[Htmlparser-developer] JIS encoding problem

SourceForge Headquarters 1320 Columbia Street Suite 310 San Diego, CA 92101 +1 (858) 422-6466

Dear All,

I'm Yuta Okamoto, parttime employee of Ariel Networks, Inc..

I'm writing to ask you problems with HTML documents including "JIS encoding"
(ISO-2022-JP) strings. In Japan, there are many type and version of
character set. JIS encoding, one of the popular Japanese charset, is defined
as a subset of ISO-2022.

We're developing an application using HTML parser library, and face some
problems. For example, some kind of HTML document including JIS encoding
strings as below:

    <HTML>
    <HEAD>
    <TITLE>[JIS encoding strings]</TITLE>
    <meta http-equiv="Content-Type" content="text/html;
charset=iso-2022-jp">
    ...
    </HEAD>
    <BODY> ... </BODY>
    </HTML>

In this case, HTML parser can't recognize "</TITLE>" and set down following
tags and strings as content of "TITLE". For finding a reason, I get the
source of HTML parser and trace its process.

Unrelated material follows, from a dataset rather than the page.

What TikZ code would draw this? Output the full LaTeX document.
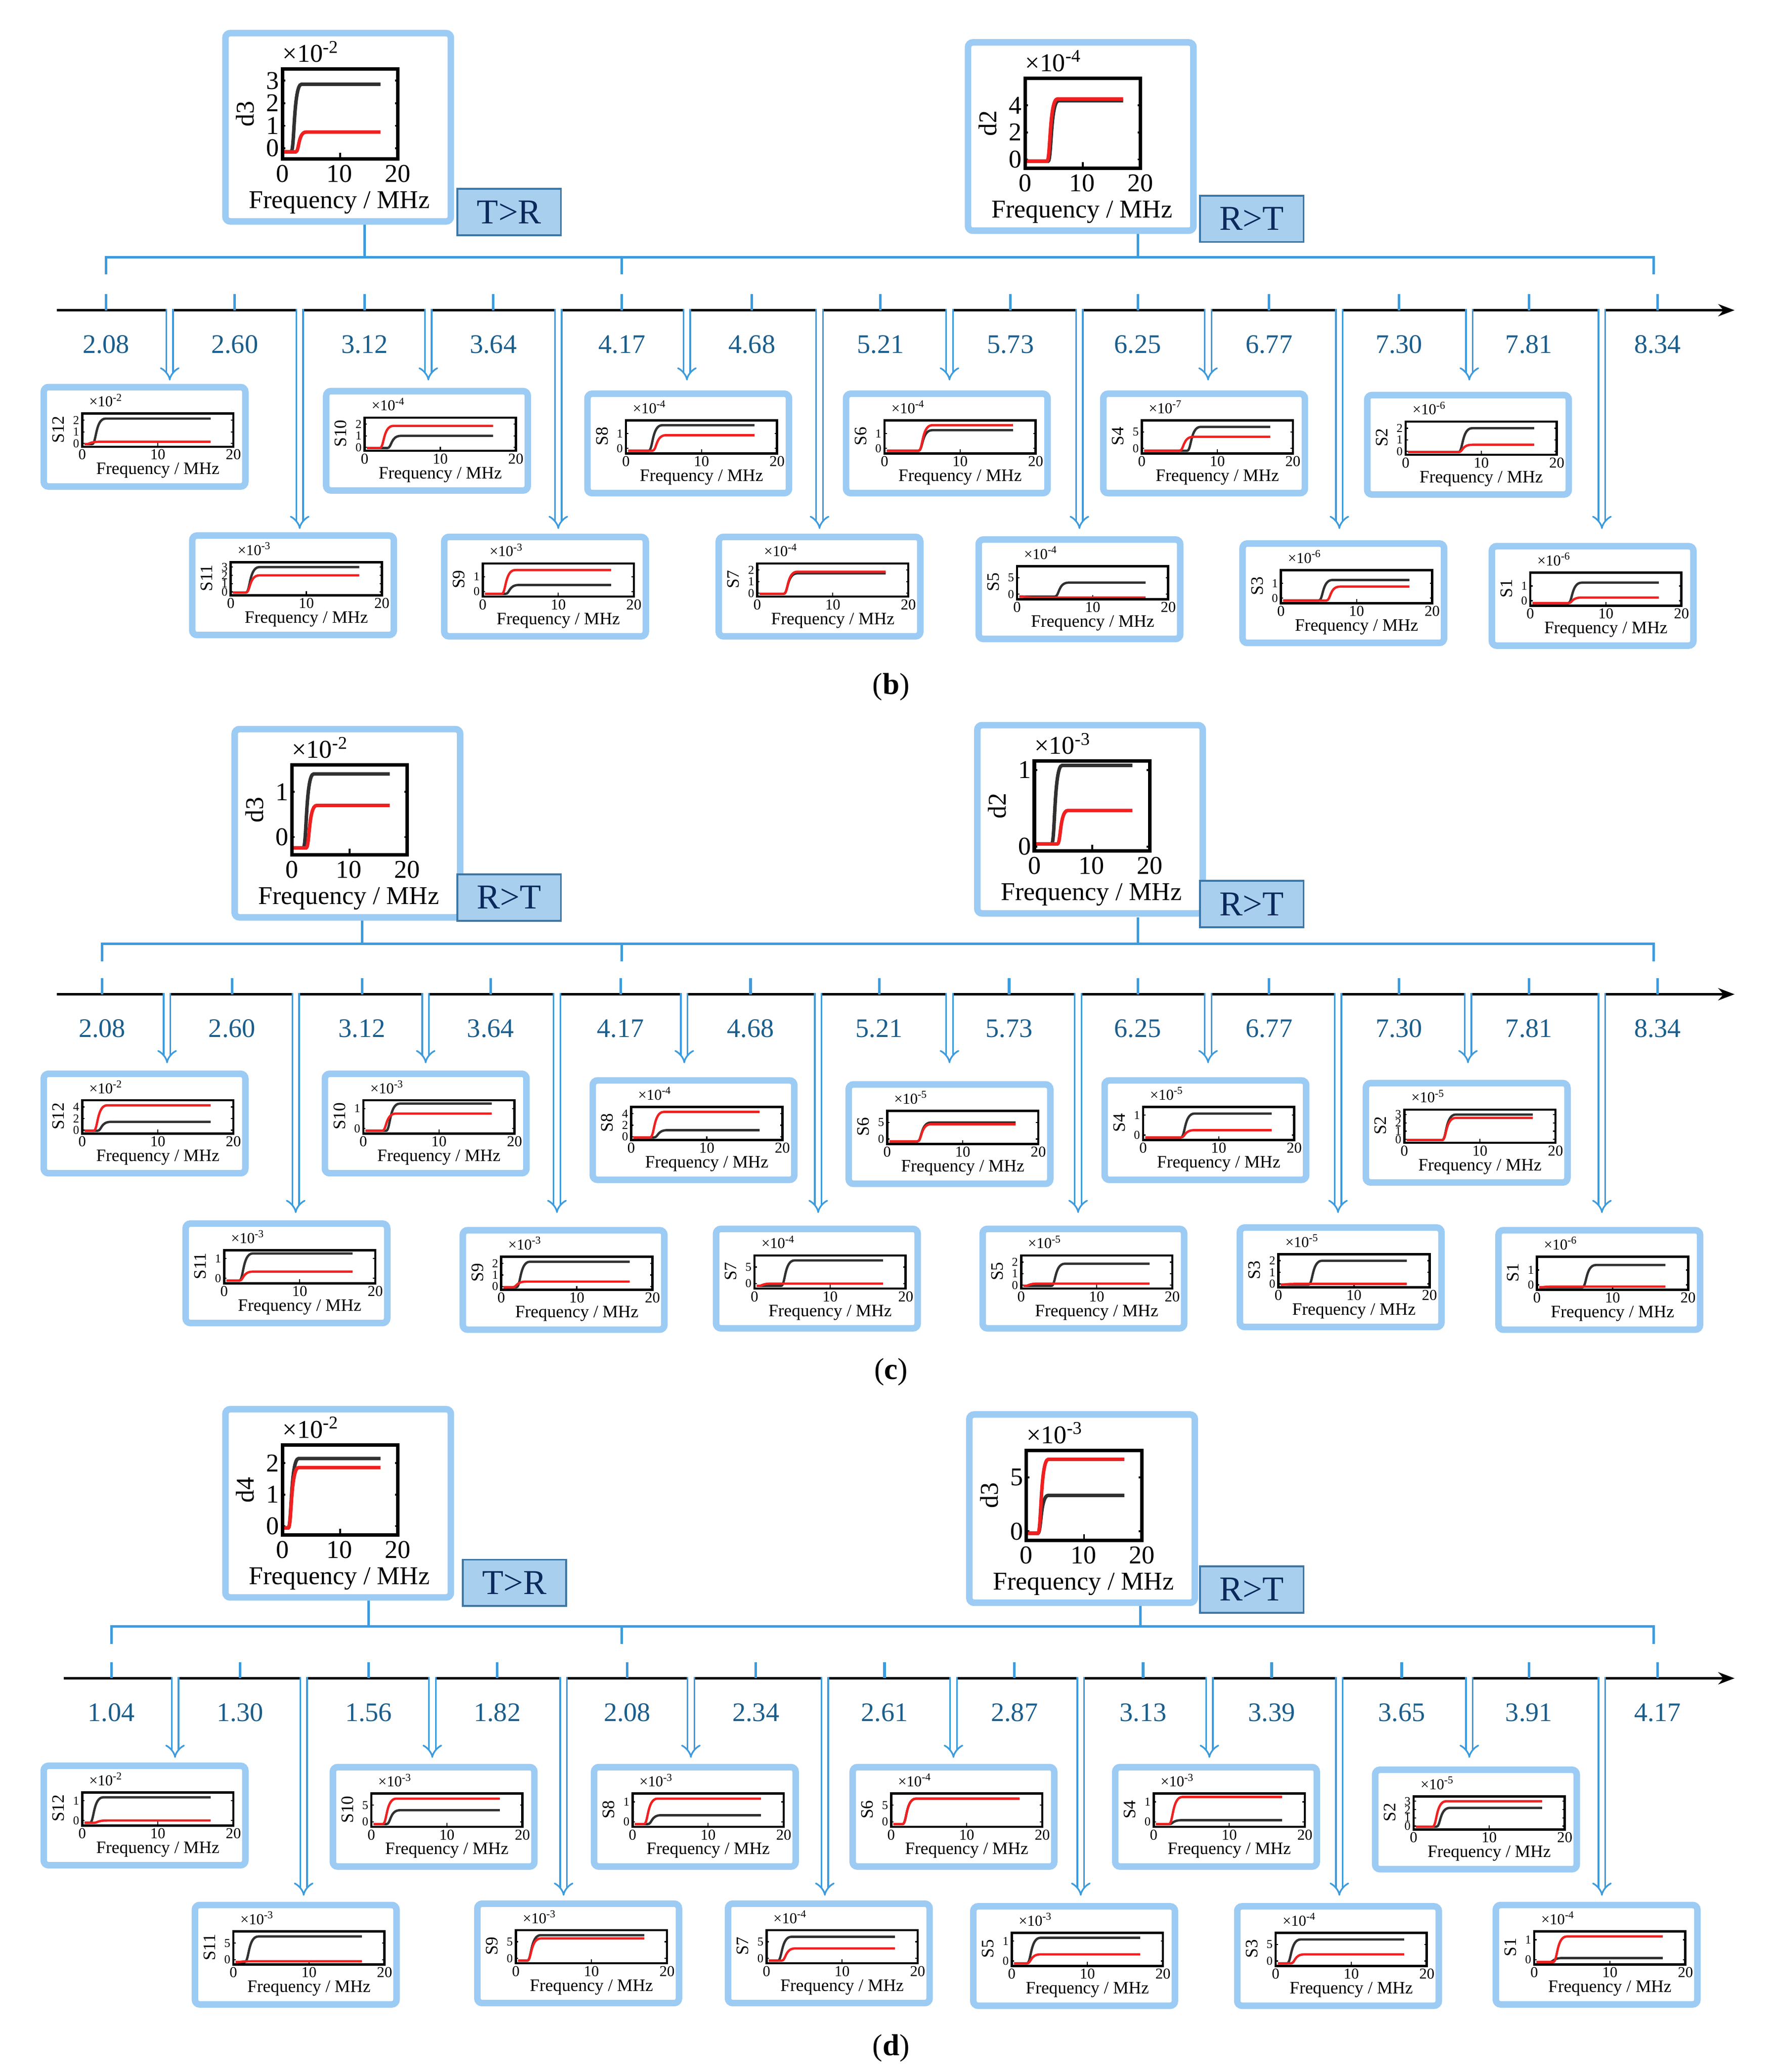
\documentclass[tikz,border=0pt]{standalone}
\usepackage{fontspec}
\setmainfont{Liberation Serif}
\usetikzlibrary{arrows.meta}
\definecolor{glowc}{HTML}{9CCBF4}
\definecolor{linec}{HTML}{3D9BDD}
\definecolor{labc}{HTML}{1B5E8C}
\definecolor{tagf}{HTML}{A9CFEE}
\definecolor{tagd}{HTML}{3C77A6}
\definecolor{tagt}{HTML}{0B2A5C}
\definecolor{redc}{HTML}{F02020}
\definecolor{blkc}{HTML}{303030}
\tikzset{
 glow/.style={draw=glowc,line width=2.8,rounded corners=2, fill=white},
 sm/.style={font=\fontsize{6.5}{7}\selectfont,inner sep=0.5pt},
 yt/.style={font=\fontsize{5.2}{5.5}\selectfont,inner sep=0.3pt},
 smf/.style={font=\fontsize{7.5}{8}\selectfont,inner sep=0.5pt},
 bg/.style={font=\fontsize{11}{12}\selectfont,inner sep=0.5pt},
 tag/.style={draw=tagd,fill=tagf,text=tagt,line width=0.8pt,minimum width=78*0.02cm,minimum height=35*0.02cm,font=\fontsize{15}{16}\selectfont,inner sep=0pt},
 tl/.style={text=labc,font=\fontsize{11.5}{12}\selectfont},
 brk/.style={draw=linec,line width=1.1pt},
 darr/.style={draw=linec,double=white,double distance=2.2pt,line width=0.7pt,-{Implies}},
 pan/.style={font=\fontsize{13}{14}\selectfont},
}
\newcommand{\crv}[4]{\draw[#1,line width=#4] (0.3,0.08) -- (#2,0.08) .. controls ({#2+0.6},0.08) and ({#2+0.4},#3) .. ({#2+1.8},#3) -- (17,#3);}
\newcommand{\sinset}[9]{%
\begin{scope}[shift={(#1,#2)}]
\draw[glow] (0,0) rectangle (152,75);
\node[smf,rotate=90] at (11,32) {#3};
\node[sm,anchor=west] at (33,10) {×10\textsuperscript{#4}};
\node[sm] at (29,51) {0};\node[sm] at (86,51) {10};\node[sm] at (143,51) {20};
\node[smf] at (86,63) {Frequency / MHz};
\begin{scope}[shift={(29,45)},x=0.114cm,y=0.5cm]
\foreach \v/\f in {#5} {\node[yt,anchor=east] at (-0.25,\f) {\v}; \draw[line width=0.5pt] (0,\f)--(0.3,\f) (20,\f)--(19.7,\f);}
\draw[line width=0.5pt] (10,0)--(10,0.12);
\crv{blkc}{#6}{#7}{1pt}
\crv{redc}{#8}{#9}{1pt}
\draw[line width=1pt] (0,0) rectangle (20,1);
\end{scope}
\end{scope}}
\newcommand{\binset}[9]{%
\begin{scope}[shift={(#1,#2)}]
\draw[glow] (0,0) rectangle (170,142);
\node[bg,rotate=90] at (15,61) {#3};
\node[bg,anchor=west] at (42,14) {×10\textsuperscript{#4}};
\node[bg] at (43,106) {0};\node[bg] at (86,106) {10};\node[bg] at (130,106) {20};
\node[bg] at (86,128) {Frequency / MHz};
\begin{scope}[shift={(43,95)},x=0.087cm,y=1.36cm]
\foreach \v/\f in {#5} {\node[bg,anchor=east] at (-0.3,\f) {\v}; \draw[line width=0.8pt] (0,\f)--(0.5,\f) (20,\f)--(19.5,\f);}
\draw[line width=0.8pt] (10,0)--(10,0.07);
\crv{blkc}{#6}{#7}{1.5pt}
\crv{redc}{#8}{#9}{1.5pt}
\draw[line width=1.5pt] (0,0) rectangle (20,1);
\end{scope}
\end{scope}}
\newcommand{\axispanel}[5]{%
\draw[brk] (#3,{#1+13}) -- (#3,#1) -- (1247,#1) -- (1247,{#1+13});
\draw[brk] (469,#1)--(469,{#1+13});
\draw[line width=1pt,-{Stealth[length=7pt]}] (#4,#2) -- (1308,#2);
\foreach \x/\l in {#5} {\draw[brk] (\x,{#2-12})--(\x,#2); \node[tl] at (\x,{#2+26}) {\l};}
}
\begin{document}
\begin{tikzpicture}[x=0.02cm,y=-0.02cm]
\useasboundingbox (0,0) rectangle (1340,1563);
% ===== panel (b)
\axispanel{194}{234}{80}{43}{80/2.08,177/2.60,275/3.12,372/3.64,469/4.17,567/4.68,664/5.21,762/5.73,858/6.25,957/6.77,1055/7.30,1153/7.81,1250/8.34}
\draw[brk] (275,194)--(275,168); \draw[brk] (858,194)--(858,173);
\foreach \x in {128,323,518,716,911,1108} \draw[darr] (\x,233)--(\x,287);
\foreach \x in {226,421,618,814,1010,1208} \draw[darr] (\x,233)--(\x,399);
\binset{170}{25}{d3}{-2}{0/.12,1/.37,2/.62,3/.87}{1.5}{.83}{2.3}{.3}
\node[tag] (tb1) at (384,160) {T>R};
\binset{730}{32}{d2}{-4}{0/.1,2/.4,4/.7}{4}{.75}{3.8}{.77}
\node[tag] (tb2) at (944,165) {R>T};
\sinset{33}{292}{S12}{-2}{0/.1,1/.45,2/.8}{1.3}{.85}{0.5}{.15}
\sinset{246}{295}{S10}{-4}{0/.1,1/.45,2/.8}{3}{.45}{2}{.75}
\sinset{443}{297}{S8}{-4}{0/.15,1/.6}{3}{.85}{3.5}{.55}
\sinset{638}{297}{S6}{-4}{0/.15,1/.6}{4.5}{.7}{4.5}{.85}
\sinset{832}{297}{S4}{-7}{0/.15,5/.65}{6}{.8}{5}{.5}
\sinset{1031}{298}{S2}{-6}{0/.1,1/.45,2/.8}{7}{.8}{7}{.3}
\sinset{145}{404}{S11}{-3}{0/.1,1/.35,2/.6,3/.85}{2}{.85}{2}{.6}
\sinset{335}{405}{S9}{-3}{0/.15,1/.6}{3}{.35}{2.5}{.8}
\sinset{542}{405}{S7}{-4}{0/.1,1/.45,2/.8}{3.5}{.7}{3.5}{.75}
\sinset{738}{407}{S5}{-4}{0/.15,5/.65}{5}{.5}{0.5}{.05}
\sinset{937}{410}{S3}{-6}{0/.15,1/.6}{5}{.7}{6}{.5}
\sinset{1125}{412}{S1}{-6}{0/.15,1/.6}{5}{.7}{5}{.25}
\node[pan] (pb) at (672,518) {(\textbf{b})};
% ===== panel (c)
\axispanel{712}{750}{77}{43}{77/2.08,175/2.60,273/3.12,370/3.64,468/4.17,566/4.68,663/5.21,761/5.73,858/6.25,957/6.77,1055/7.30,1153/7.81,1250/8.34}
\draw[brk] (273,712)--(273,690); \draw[brk] (858,712)--(858,692);
\foreach \x in {126,321,516,716,911,1107} \draw[darr] (\x,749)--(\x,802);
\foreach \x in {223,420,617,813,1009,1208} \draw[darr] (\x,749)--(\x,915);
\binset{177}{550}{d3}{-2}{0/.2,1/.7}{2}{.9}{2.5}{.55}
\node[tag] (tc1) at (384,677) {R>T};
\binset{737}{547}{d2}{-3}{0/.05,1/.9}{3}{.95}{4}{.45}
\node[tag] (tc2) at (944,682) {R>T};
\sinset{33}{810}{S12}{-2}{0/.1,2/.45,4/.8}{2}{.35}{1.5}{.85}
\sinset{245}{810}{S10}{-3}{0/.15,1/.75}{3}{.9}{2.5}{.6}
\sinset{447}{815}{S8}{-4}{0/.1,2/.45,4/.8}{3}{.3}{2.5}{.85}
\sinset{640}{818}{S6}{-5}{0/.15,5/.65}{4}{.65}{4}{.6}
\sinset{833}{815}{S4}{-5}{0/.15,1/.75}{5}{.8}{5}{.3}
\sinset{1030}{817}{S2}{-5}{0/.1,1/.35,2/.6,3/.85}{5}{.85}{5}{.75}
\sinset{140}{923}{S11}{-3}{0/.15,1/.75}{2}{.9}{2}{.35}
\sinset{349}{928}{S9}{-3}{0/.1,1/.45,2/.8}{2}{.85}{1.5}{.25}
\sinset{540}{927}{S7}{-4}{0/.15,5/.65}{3.5}{.85}{0.5}{.15}
\sinset{741}{927}{S5}{-5}{0/.1,1/.45,2/.8}{4}{.75}{0.5}{.15}
\sinset{935}{926}{S3}{-5}{0/.1,1/.45,2/.8}{4}{.8}{0.5}{.1}
\sinset{1130}{928}{S1}{-6}{0/.15,1/.6}{6}{.75}{0.5}{.1}
\node[pan] (pc) at (672,1035) {(\textbf{c})};
% ===== panel (d)
\axispanel{1227}{1266}{84}{48}{84/1.04,181/1.30,278/1.56,375/1.82,473/2.08,570/2.34,667/2.61,765/2.87,862/3.13,959/3.39,1057/3.65,1153/3.91,1250/4.17}
\draw[brk] (278,1227)--(278,1200); \draw[brk] (860,1227)--(860,1204);
\foreach \x in {132,326,521,719,912,1108} \draw[darr] (\x,1265)--(\x,1326);
\foreach \x in {229,425,622,815,1010,1208} \draw[darr] (\x,1265)--(\x,1430);
\binset{170}{1063}{d4}{-2}{0/.1,1/.45,2/.8}{1}{.85}{1}{.75}
\node[tag] (td1) at (388,1194) {T>R};
\binset{731}{1067}{d3}{-3}{0/.1,5/.7}{2}{.5}{2}{.9}
\node[tag] (td2) at (944,1199) {R>T};
\sinset{33}{1332}{S12}{-2}{0/.15,1/.75}{1}{.85}{1.5}{.15}
\sinset{251}{1333}{S10}{-3}{0/.15,5/.65}{2}{.5}{1.5}{.85}
\sinset{448}{1333}{S8}{-3}{0/.15,1/.75}{2}{.35}{1.5}{.85}
\sinset{643}{1333}{S6}{-4}{0/.15,5/.65}{1.5}{.85}{1.5}{.85}
\sinset{841}{1333}{S4}{-3}{0/.15,1/.75}{2}{.2}{2}{.9}
\sinset{1037}{1335}{S2}{-5}{0/.1,1/.35,2/.6,3/.85}{3}{.65}{2.5}{.85}
\sinset{147}{1437}{S11}{-3}{0/.15,5/.65}{1.5}{.85}{0.5}{.1}
\sinset{360}{1436}{S9}{-3}{0/.15,5/.65}{1.5}{.85}{1.5}{.75}
\sinset{549}{1436}{S7}{-4}{0/.15,5/.65}{1.5}{.8}{2}{.45}
\sinset{734}{1438}{S5}{-3}{0/.15,1/.75}{2}{.85}{2}{.35}
\sinset{933}{1438}{S3}{-4}{0/.15,5/.65}{1.5}{.8}{2}{.35}
\sinset{1128}{1437}{S1}{-4}{0/.15,1/.75}{2}{.2}{2.5}{.85}
\node[pan] (pd) at (672,1545) {(\textbf{d})};
\end{tikzpicture}
\end{document}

In the result, I found causes in org.htmlparser.lexer.Lexer.parseString()
and scanJIS(). Within JIS encoding strings, several kind of "escape
sequence" defined by ISO-2022 to switch character set. For example,

    [ESC] $ B [double byte characters] [ESC] ( B

Where "[ESC] $ B" means "switch to JIS X 0208-1983(new JIS) charset". And
"[ESC] ( B" means "switch to US-ASCII charset". For more detail, please see
ISO-2022, RFC1468 or RFC1554.

HTML parser recognize a string enclosed by ISO-2022 escape sequences.
However, It recognize the string only beginning with "[ESC] $ B" and ending
with "[ESC] ( J", meaning "switch to JIS X 0201-1976 ("Roman" set)". On the
above example, HTML parser can't recognize the end of JIS encoding string by
the end of the document. In order to resolve it, I revised
"org.htmlparser.lexer.Lexer.java" and this problem is improved.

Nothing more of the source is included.